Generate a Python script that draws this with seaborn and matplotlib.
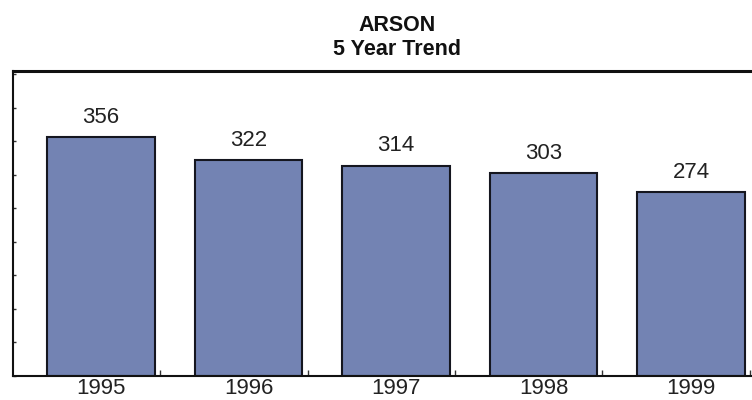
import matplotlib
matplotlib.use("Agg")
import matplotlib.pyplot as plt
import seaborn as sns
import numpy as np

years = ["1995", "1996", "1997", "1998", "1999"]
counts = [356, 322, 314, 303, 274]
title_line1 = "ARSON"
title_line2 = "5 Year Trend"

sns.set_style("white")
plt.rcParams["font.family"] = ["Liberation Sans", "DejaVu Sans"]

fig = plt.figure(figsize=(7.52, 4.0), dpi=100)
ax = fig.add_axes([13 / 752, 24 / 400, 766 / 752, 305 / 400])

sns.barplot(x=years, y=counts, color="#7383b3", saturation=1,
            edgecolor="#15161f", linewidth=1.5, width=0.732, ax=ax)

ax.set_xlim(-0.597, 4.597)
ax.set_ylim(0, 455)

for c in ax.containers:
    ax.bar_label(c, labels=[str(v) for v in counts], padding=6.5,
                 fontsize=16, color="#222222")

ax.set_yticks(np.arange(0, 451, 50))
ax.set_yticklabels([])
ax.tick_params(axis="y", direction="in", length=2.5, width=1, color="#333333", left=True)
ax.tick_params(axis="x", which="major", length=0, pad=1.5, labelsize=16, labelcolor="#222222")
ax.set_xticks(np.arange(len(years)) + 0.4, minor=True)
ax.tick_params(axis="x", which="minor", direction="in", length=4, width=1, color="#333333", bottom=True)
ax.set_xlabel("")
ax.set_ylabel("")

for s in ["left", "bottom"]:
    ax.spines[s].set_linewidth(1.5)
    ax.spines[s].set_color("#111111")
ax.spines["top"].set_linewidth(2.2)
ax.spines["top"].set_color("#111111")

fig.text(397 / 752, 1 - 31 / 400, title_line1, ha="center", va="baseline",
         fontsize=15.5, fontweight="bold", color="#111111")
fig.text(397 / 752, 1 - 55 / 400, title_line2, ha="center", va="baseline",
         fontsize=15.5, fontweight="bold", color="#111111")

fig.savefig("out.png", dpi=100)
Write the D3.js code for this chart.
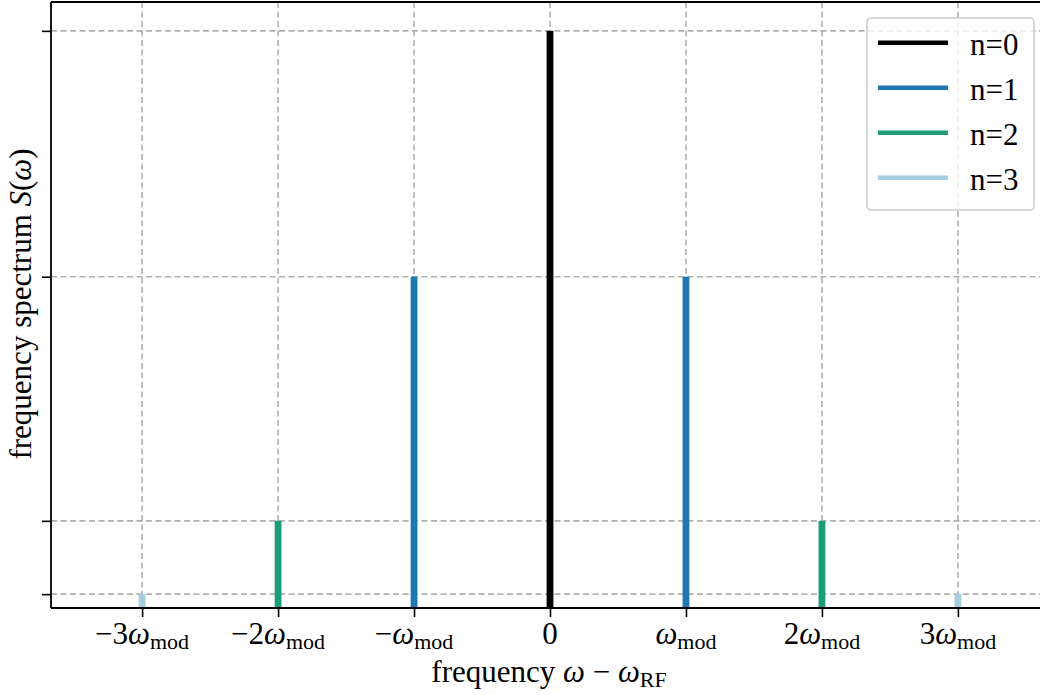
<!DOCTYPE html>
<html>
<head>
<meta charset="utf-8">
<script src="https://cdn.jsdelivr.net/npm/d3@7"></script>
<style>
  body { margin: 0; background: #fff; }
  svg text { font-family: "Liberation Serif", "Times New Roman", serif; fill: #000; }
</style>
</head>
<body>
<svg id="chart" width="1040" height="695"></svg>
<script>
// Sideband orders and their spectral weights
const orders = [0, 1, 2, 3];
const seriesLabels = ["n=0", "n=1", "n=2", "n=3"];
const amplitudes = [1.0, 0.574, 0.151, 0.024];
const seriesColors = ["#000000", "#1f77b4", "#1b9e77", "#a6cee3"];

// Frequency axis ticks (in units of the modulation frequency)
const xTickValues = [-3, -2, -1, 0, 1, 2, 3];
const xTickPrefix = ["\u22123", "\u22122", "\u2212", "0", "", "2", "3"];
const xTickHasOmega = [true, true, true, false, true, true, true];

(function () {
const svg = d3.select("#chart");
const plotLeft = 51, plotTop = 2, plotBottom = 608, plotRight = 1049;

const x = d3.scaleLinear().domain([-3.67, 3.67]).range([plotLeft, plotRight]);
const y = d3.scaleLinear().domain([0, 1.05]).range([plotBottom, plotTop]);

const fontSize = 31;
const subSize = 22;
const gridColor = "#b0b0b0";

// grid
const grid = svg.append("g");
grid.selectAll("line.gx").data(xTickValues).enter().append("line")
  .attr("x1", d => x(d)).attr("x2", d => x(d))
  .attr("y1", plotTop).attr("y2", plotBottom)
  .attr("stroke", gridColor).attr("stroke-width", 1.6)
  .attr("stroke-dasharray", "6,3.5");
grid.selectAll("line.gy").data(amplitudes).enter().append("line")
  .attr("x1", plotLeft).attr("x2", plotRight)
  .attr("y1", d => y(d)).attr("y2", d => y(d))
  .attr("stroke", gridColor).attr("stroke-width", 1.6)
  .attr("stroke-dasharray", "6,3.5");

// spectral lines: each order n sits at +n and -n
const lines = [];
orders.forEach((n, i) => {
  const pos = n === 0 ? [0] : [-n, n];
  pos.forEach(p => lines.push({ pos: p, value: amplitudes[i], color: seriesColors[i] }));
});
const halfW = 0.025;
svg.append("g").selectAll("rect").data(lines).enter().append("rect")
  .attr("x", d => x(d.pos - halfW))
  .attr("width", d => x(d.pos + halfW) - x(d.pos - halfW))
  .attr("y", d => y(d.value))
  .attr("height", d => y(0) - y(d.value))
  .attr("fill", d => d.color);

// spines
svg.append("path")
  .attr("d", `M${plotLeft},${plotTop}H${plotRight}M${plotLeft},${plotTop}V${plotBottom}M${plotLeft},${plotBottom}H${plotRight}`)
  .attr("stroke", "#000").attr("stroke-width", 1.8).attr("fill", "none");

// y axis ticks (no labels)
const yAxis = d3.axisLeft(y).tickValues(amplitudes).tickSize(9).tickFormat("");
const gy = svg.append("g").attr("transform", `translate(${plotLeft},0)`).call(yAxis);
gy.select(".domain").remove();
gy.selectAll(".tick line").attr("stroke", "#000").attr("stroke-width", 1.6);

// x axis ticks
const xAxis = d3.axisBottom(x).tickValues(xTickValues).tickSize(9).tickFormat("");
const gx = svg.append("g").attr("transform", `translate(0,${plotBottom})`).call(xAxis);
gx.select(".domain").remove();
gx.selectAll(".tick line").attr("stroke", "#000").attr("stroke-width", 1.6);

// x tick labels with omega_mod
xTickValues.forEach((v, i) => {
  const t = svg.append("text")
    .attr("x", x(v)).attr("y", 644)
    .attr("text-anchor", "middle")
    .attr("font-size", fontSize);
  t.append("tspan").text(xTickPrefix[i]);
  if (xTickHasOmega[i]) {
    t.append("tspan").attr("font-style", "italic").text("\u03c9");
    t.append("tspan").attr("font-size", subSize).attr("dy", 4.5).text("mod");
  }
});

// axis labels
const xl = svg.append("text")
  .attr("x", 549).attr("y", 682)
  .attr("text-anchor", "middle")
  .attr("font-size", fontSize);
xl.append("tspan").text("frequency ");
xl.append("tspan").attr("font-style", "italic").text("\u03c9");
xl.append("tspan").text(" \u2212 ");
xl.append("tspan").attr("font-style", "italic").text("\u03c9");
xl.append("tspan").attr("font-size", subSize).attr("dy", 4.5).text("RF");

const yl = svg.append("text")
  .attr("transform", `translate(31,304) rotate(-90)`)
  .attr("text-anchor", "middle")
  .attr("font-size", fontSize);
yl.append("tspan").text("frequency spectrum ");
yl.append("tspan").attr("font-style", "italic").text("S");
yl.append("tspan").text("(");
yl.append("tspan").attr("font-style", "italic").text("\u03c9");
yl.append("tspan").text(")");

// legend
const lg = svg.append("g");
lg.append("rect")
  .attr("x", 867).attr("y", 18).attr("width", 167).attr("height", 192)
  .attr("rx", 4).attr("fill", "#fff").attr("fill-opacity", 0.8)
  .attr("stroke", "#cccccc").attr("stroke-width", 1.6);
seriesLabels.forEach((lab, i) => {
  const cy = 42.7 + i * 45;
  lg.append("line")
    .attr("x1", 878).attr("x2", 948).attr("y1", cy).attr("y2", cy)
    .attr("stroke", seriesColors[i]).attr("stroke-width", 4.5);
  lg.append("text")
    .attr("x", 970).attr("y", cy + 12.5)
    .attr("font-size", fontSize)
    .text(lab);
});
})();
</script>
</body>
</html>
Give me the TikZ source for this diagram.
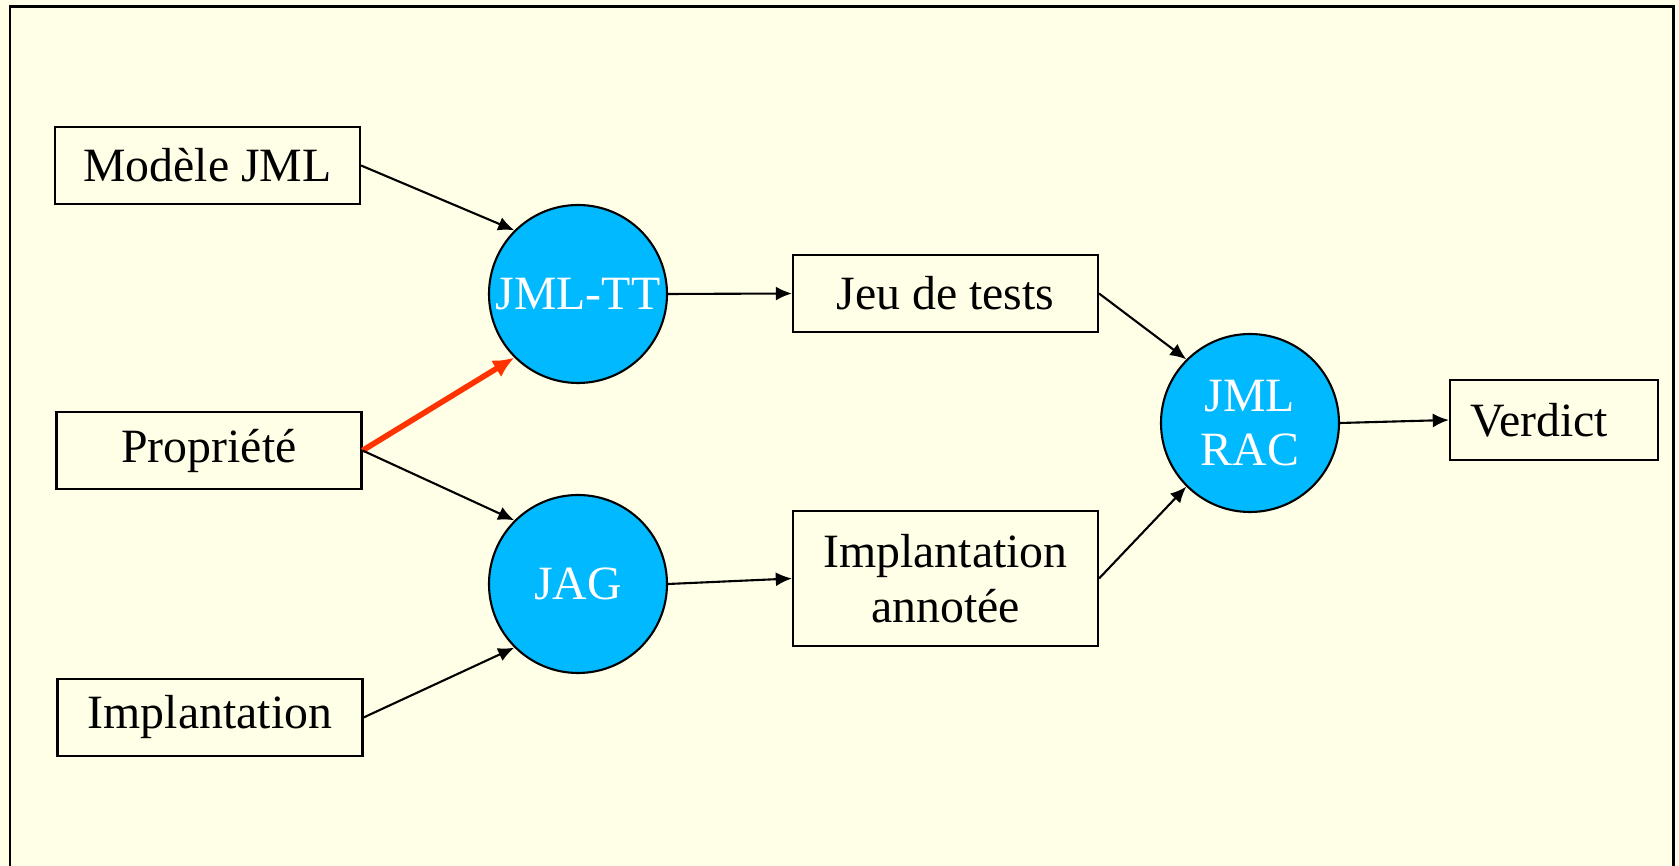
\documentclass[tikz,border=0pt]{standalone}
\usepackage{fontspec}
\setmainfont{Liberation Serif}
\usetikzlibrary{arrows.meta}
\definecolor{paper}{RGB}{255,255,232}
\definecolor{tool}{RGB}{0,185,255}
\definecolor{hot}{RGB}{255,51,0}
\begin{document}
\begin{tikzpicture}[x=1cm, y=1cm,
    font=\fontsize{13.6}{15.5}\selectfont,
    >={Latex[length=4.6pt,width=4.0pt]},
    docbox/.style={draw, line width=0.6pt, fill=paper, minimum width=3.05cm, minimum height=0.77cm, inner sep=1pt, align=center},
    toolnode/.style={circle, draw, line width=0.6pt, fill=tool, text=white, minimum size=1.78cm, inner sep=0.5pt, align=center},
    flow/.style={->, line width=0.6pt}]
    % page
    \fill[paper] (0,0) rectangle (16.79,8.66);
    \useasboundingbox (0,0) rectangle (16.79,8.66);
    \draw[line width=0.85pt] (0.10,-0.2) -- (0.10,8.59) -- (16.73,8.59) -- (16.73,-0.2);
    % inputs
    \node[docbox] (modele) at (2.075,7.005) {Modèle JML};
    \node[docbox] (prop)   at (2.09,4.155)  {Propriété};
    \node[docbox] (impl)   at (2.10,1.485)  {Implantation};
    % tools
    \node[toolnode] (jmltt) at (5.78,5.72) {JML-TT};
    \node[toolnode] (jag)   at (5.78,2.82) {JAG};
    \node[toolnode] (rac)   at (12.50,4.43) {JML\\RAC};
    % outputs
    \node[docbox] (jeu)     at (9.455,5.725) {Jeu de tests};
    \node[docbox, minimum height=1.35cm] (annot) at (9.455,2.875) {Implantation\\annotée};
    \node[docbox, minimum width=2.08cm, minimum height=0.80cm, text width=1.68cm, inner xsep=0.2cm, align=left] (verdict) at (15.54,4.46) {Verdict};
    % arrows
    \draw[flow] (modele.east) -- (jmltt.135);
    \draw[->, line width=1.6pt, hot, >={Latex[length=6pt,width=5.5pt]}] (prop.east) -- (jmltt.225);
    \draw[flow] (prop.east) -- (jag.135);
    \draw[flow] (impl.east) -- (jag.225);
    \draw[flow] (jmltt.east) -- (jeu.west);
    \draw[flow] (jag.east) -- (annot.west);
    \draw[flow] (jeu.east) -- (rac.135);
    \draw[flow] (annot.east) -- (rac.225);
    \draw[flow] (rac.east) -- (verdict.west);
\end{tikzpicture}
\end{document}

* WHAT YOU SHOULD DO
Using the records above, list each line that includes "matplotlib".

* ANSWER TO THIS TASK
Generate a Python script that draws this with seaborn and matplotlib.
import matplotlib
matplotlib.use("Agg")
import matplotlib.pyplot as plt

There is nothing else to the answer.